Interleukin-1{beta} Reduces L-type Ca2+ Current through Protein Kinase C Epsilon Activation in Mouse Heart [Molecular Biophysics]

June 16th, 2014 by El Khoury, N., Mathieu, S., Fiset, C.

Inflammation is now widely recognized as a key component of heart disease. Patients suffering from arrhythmias and heart failure have increased levels of tumour necrosis factor-alpha (TNFα) and interleukin-1β (IL-1β). Evidence suggests that these cytokines are important mediators of cardiac remodelling; however their effects on ion channels and arrhythmogenesis remain incompletely understood.

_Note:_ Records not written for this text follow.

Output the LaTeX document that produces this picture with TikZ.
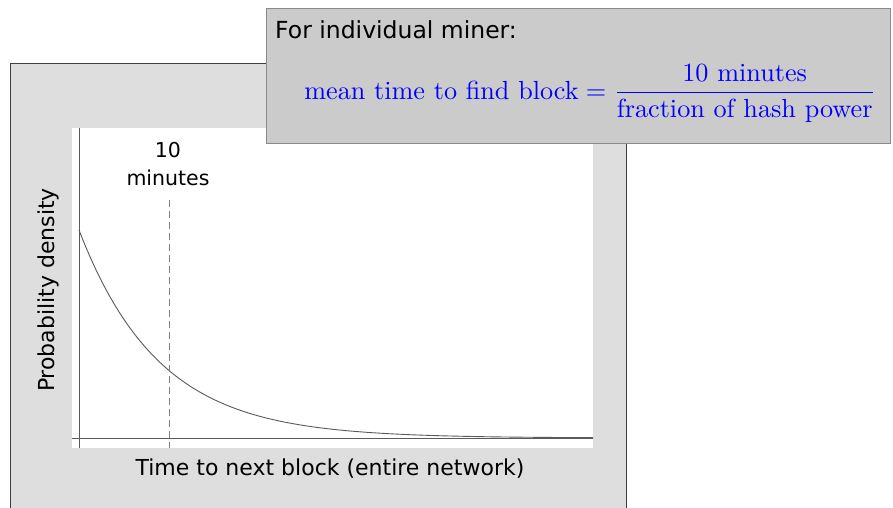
\documentclass[tikz,border=0pt]{standalone}
\usepackage{fontspec}
\usepackage{xcolor}
\usepackage{tikz}
\usetikzlibrary{positioning}
\newfontfamily\comic{DejaVu Sans}

\definecolor{panelgray}{HTML}{DEDEDE}
\definecolor{notegray}{HTML}{CBCBCB}
\definecolor{noteedge}{HTML}{8A8A8A}
\definecolor{axisgray}{HTML}{5A5A5A}
\definecolor{mathblue}{HTML}{0000FF}

\tikzset{
  panel/.style={fill=panelgray, draw=black!75, line width=0.9pt},
  plotarea/.style={fill=white, draw=none},
  note/.style={rectangle, fill=notegray, draw=noteedge, line width=1pt, inner sep=0pt},
  lbl/.style={font=\comic\fontsize{22}{28}\selectfont, inner sep=0pt},
  tick/.style={font=\comic\fontsize{20.5}{28}\selectfont, inner sep=0pt},
  head/.style={font=\comic\fontsize{23.5}{28}\selectfont, inner sep=0pt},
  axis/.style={draw=axisgray, line width=0.8pt},
  curve/.style={draw=axisgray, line width=0.9pt},
  guide/.style={draw=gray, line width=1pt, dash pattern=on 7pt off 4pt}
}

\begin{document}
\begin{tikzpicture}[x=1pt, y=-1pt]
	\path[use as bounding box, clip] (0,0) rectangle (893,507);

	% Plot panel
	\draw[panel] (10,520) -- (10,63) -- (626,63) -- (626,520);
	\fill[plotarea] (72,128) rectangle (593,448);

	% Axes
	\coordinate (ytop) at (79,128);
	\coordinate (ybot) at (79,448);
	\coordinate (xleft) at (72,438);
	\coordinate (xright) at (593,438);
	\draw[axis] (ytop) -- (ybot);
	\draw[axis] (xleft) -- (xright);

	% Density curve
	\draw[curve] plot[domain=79:593, samples=120, smooth] (\x, {438-208*exp(-(\x-79)/80)});

	% Mean marker
	\node[tick, align=center] (mean) at (168,164) {10\\minutes};
	\coordinate (dtop) at (169,200);
	\coordinate (dbot) at (169,448);
	\draw[guide] (dtop) -- (dbot);

	% Axis labels
	\node[lbl, rotate=90] (ylab) at (48,290) {Probability density};
	\node[lbl] (xlab) at (330,469) {Time to next block (entire network)};

	% Note box
	\node[note, minimum width=624pt, minimum height=135pt, anchor=north west] (box) at (266,8) {};
	\node[head, anchor=west] (title) at (275,30) {For individual miner:};
	\node[text=mathblue, scale=2.62, inner sep=0pt] (eq) at (590,93)
		{$\mbox{mean time to find block} = \displaystyle\frac{\mbox{10 minutes}}{\mbox{fraction of hash power}}$};
\end{tikzpicture}
\end{document}
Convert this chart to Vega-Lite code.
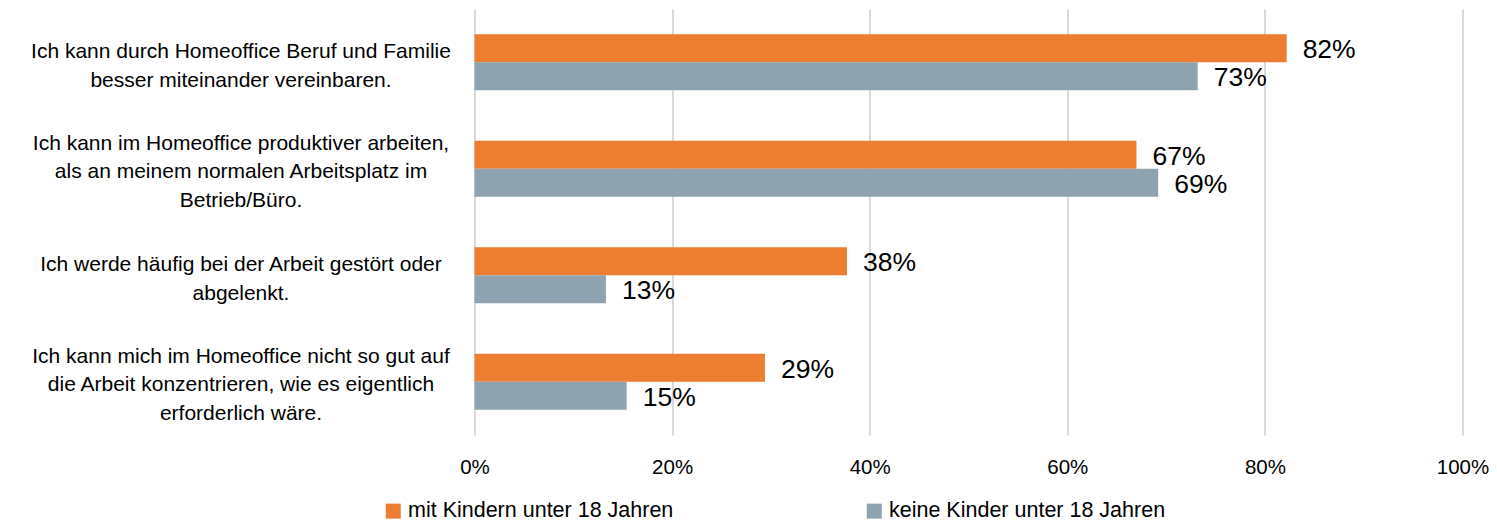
{
  "$schema": "https://vega.github.io/schema/vega-lite/v6.json",
  "autosize": {"type": "none"},
  "padding": {"left": 474.5, "top": 9, "right": 34.5, "bottom": 88},
  "width": 988,
  "height": 426,
  "config": {
    "font": "Liberation Sans",
    "view": {"stroke": null},
    "axis": {"labelFont": "Liberation Sans", "labelColor": "#000000"}
  },
  "data": {
    "values": [
      {"q": "Ich kann durch Homeoffice Beruf und Familie|besser miteinander vereinbaren.", "qo": 1, "group": "mit Kindern unter 18 Jahren", "go": 1, "value": 0.822},
      {"q": "Ich kann durch Homeoffice Beruf und Familie|besser miteinander vereinbaren.", "qo": 1, "group": "keine Kinder unter 18 Jahren", "go": 2, "value": 0.732},
      {"q": "Ich kann im Homeoffice produktiver arbeiten,|als an meinem normalen Arbeitsplatz im|Betrieb/Büro.", "qo": 2, "group": "mit Kindern unter 18 Jahren", "go": 1, "value": 0.670},
      {"q": "Ich kann im Homeoffice produktiver arbeiten,|als an meinem normalen Arbeitsplatz im|Betrieb/Büro.", "qo": 2, "group": "keine Kinder unter 18 Jahren", "go": 2, "value": 0.692},
      {"q": "Ich werde häufig bei der Arbeit gestört oder|abgelenkt.", "qo": 3, "group": "mit Kindern unter 18 Jahren", "go": 1, "value": 0.377},
      {"q": "Ich werde häufig bei der Arbeit gestört oder|abgelenkt.", "qo": 3, "group": "keine Kinder unter 18 Jahren", "go": 2, "value": 0.133},
      {"q": "Ich kann mich im Homeoffice nicht so gut auf|die Arbeit konzentrieren, wie es eigentlich|erforderlich wäre.", "qo": 4, "group": "mit Kindern unter 18 Jahren", "go": 1, "value": 0.294},
      {"q": "Ich kann mich im Homeoffice nicht so gut auf|die Arbeit konzentrieren, wie es eigentlich|erforderlich wäre.", "qo": 4, "group": "keine Kinder unter 18 Jahren", "go": 2, "value": 0.154}
    ]
  },
  "encoding": {
    "y": {
      "field": "q", "type": "nominal",
      "sort": {"field": "qo", "order": "ascending"},
      "scale": {"paddingInner": 0.474, "paddingOuter": 0.237},
      "axis": {
        "title": null, "ticks": false, "domain": false, "grid": false,
        "labelExpr": "split(datum.label, '|')",
        "labelAlign": "center", "labelBaseline": "middle",
        "labelOffset": {"condition": {"test": "length(split(datum.value, '|')) > 2", "value": -25}, "value": -10},
        "labelPadding": 234, "labelFontSize": 21, "labelLineHeight": 28.5,
        "labelLimit": 500
      }
    },
    "yOffset": {"field": "go", "type": "ordinal", "sort": "ascending"},
    "x": {
      "field": "value", "type": "quantitative",
      "scale": {"domain": [0, 1], "nice": false},
      "axis": {
        "title": null, "format": ".0%", "values": [0, 0.2, 0.4, 0.6, 0.8, 1],
        "ticks": false, "domain": false, "grid": true, "labelOverlap": false, "labelFlush": false,
        "gridColor": "#d9d9d9", "gridWidth": 2,
        "labelFontSize": 20.5, "labelPadding": 22
      }
    }
  },
  "layer": [
    {
      "mark": {"type": "bar"},
      "encoding": {
        "color": {
          "field": "group", "type": "nominal",
          "scale": {"domain": ["mit Kindern unter 18 Jahren", "keine Kinder unter 18 Jahren"], "range": ["#ED7D31", "#8EA3AF"]},
          "legend": {
            "title": null, "orient": "none", "direction": "horizontal",
            "legendX": -92, "legendY": 491,
            "symbolType": "square", "symbolSize": 225, "symbolStrokeWidth": 0,
            "labelFontSize": 21.5, "labelFont": "Liberation Sans", "labelColor": "#000000",
            "labelOffset": 4, "columnPadding": 190, "labelLimit": 400
          }
        }
      }
    },
    {
      "mark": {"type": "text", "align": "left", "baseline": "middle", "dx": 16, "dy": 2, "fontSize": 26.5, "color": "#000000"},
      "encoding": {
        "text": {"field": "value", "type": "quantitative", "format": ".0%"}
      }
    }
  ]
}
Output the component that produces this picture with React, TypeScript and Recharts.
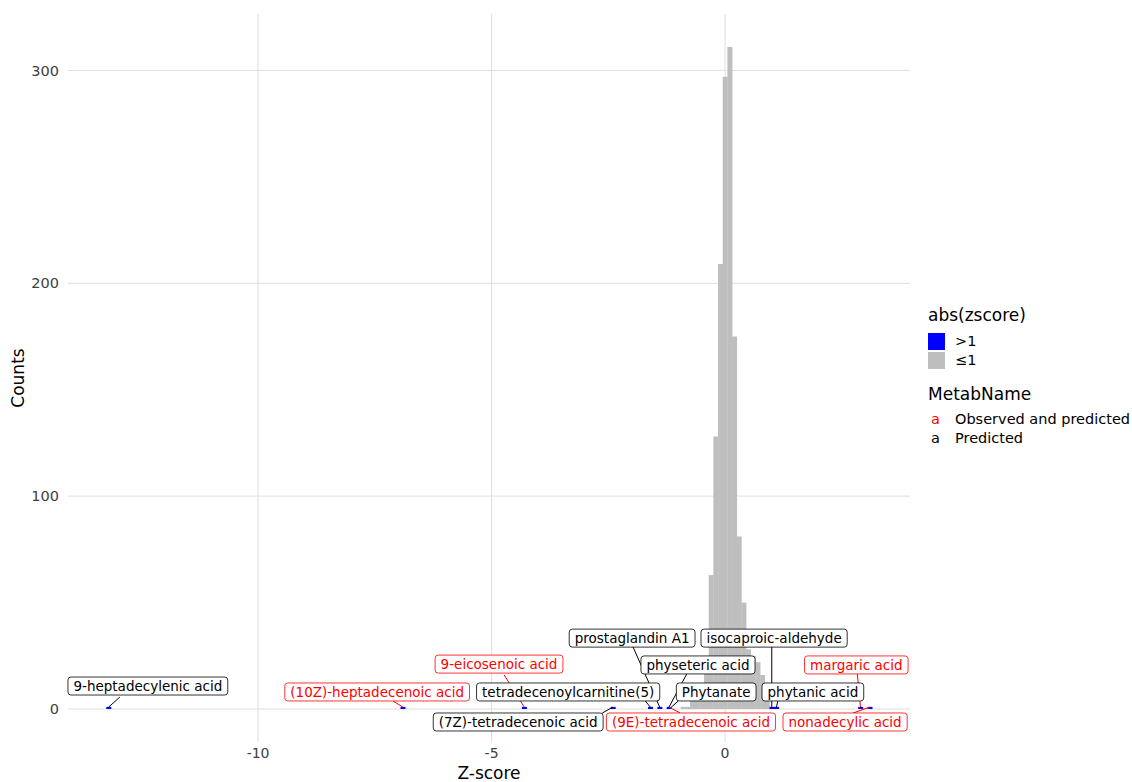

The L-type Ca 2+ current (ICaL) is a major determinant of the plateau phase of cardiac action potential and has a critical excitation-contraction coupling role. Thus, altering its properties could have detrimental effects on cardiac electrical and contractile functions. Accordingly, the objective of this study was to elucidate the effect of TNFα and IL-1β on ICaL, while exploring the underlying regulatory mechanisms. Neonatal mouse ventricular myocytes were treated with a pathophysiological concentration (30 pg/mL) of TNFα and IL-1β for 24H. Voltage-clamp recordings showed that TNFα had no effect on ICaL whereas IL-1β decreased its current density by 36%. While both IL-1β and TNFα-treated myocytes showed significant increase in reactive oxidative species (ROS), Western blot experiments revealed that only IL-1β increased PKCϵ membrane translocation. The antioxidant N-acetyl-L-cysteine normalized ROS levels and restored ICaL density. Furthermore, the PKCϵ translocation inhibitor ϵ-V1-2 blocked the effect of IL-1β on ICaL. The reduction of ICaL by IL-1β was also seen in cultured adult ventricular myocytes. Overall, chronic IL-1β treatment decreased ICaL density in cardiomyocytes. These effects implicated ROS signalling and PKCϵ activation. These findings could contribute to explain the role of IL-1β in the development of arrhythmia and heart failure.